I have been with my husband for almost 19 years now - married for nearly 12. In that time we have had great times, sad times, a couple of rocky periods and lots of just normal times!
To me this is what a normal marriage is all about.
I have met one of my oldest known friends today for lunch. I haven't seen her since my birthday meal at the end of January. We met when we started working together just a week apart in 1994. She then bought a house in the same village as me the following year, I was bridesmaid at her wedding and am godmother to her youngest daughter. She married her husband a year before I married but then left him in 2006 as she could no longer deal with his mood swings and was concerned for the safety of herself and her 3 children. She moved about 20 miles from where I live now and started a whole new life. I have every admiration for her - I don't think I would have found the strength to do this. She has now divorced him, and met a fabulous bloke - albeit 15 years older than her - and he makes her happy. The children think that he is ok too - bonus!

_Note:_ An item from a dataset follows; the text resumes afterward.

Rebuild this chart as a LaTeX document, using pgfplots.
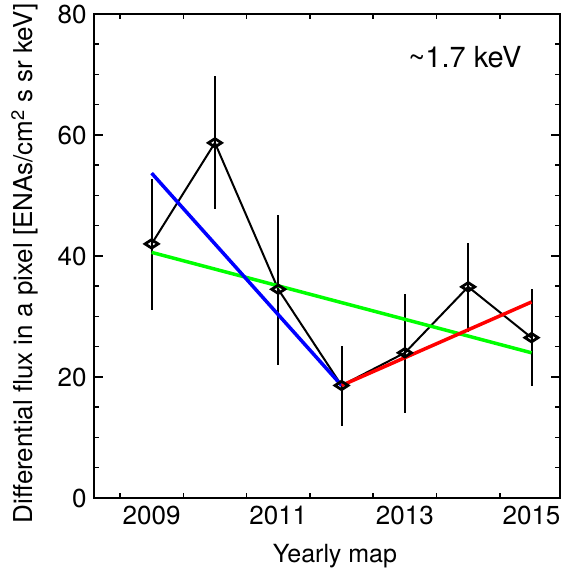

I had had a weird text from her at the weekend saying that she was moving again - back to the marital home! I replied saying we needed to meet for lunch ASAP!
So lunchtime arrived today, we meet in a pub we used to have lunch in all the time and started to chat.
Ex husband has split from new long-term girlfriend and has now rented a 1 bed roomed flat in the city close to us - about 30 minutes drive from their village. He has also started a relationship with the mother of his first-born child again - this child is now 16, has been in trouble with the police, has been to court twice, charged with ABH and is now tagged!
Friend has moved back into marital home - it is a pigsty - it looks as though no cleaning has been done since she moved out! She is having to clean every surface, bleach everywhere and has a garage full of old boilers - ex-husband is a plumber and has used the garage to store the stuff he takes out of his customers houses!! The master bedroom alone filled the dyson!
My friend also works full time plus extra hours due to the demands of her job.
Her youngest daughter - my goddaughter - has had lots of problems since birth and at present has been kept back in the Reception class when she should be in Year 1. She has many developmental problems, along with social and motor skill problems. She is also lacking in communication skills, is 6 and half years old and still not toilet trained. Her school is not helpful and this has left my friend having to struggle with the "do I or don't I" problem of having her statemented. Will this leave her stigmatised? Will it label her? Will it affect her development further if she is moved to a "special school"?
We talked through lots of options and what to do next about the house, her partner, her ex-husband and the 3 children and how everything is affecting them!
At the end of lunch, she says "what about you and your husband and son - how are things?" I replied just plodding along really, nothing as dramatic as you!
We said our goodbyes and she went back to work - she had taken a two hour lunch break the joys of being the boss! - and I came home to my husband who was on a day off.
Once I had told him the dramas that my friend had been going through since I had last seen her, he came out with the usual reply - "you don't know how lucky you are having me"! For once, I didn't give him my usual reply about him being lucky to have me. I stopped and thought about it and then said - "I do know how lucky I am and I am so glad our life is simple with only the odd drama to deal with!"
Sometimes, things do seem mundane, but then again, I am just thankful that I am where I am, with what I have and that I am thankful for the simple things.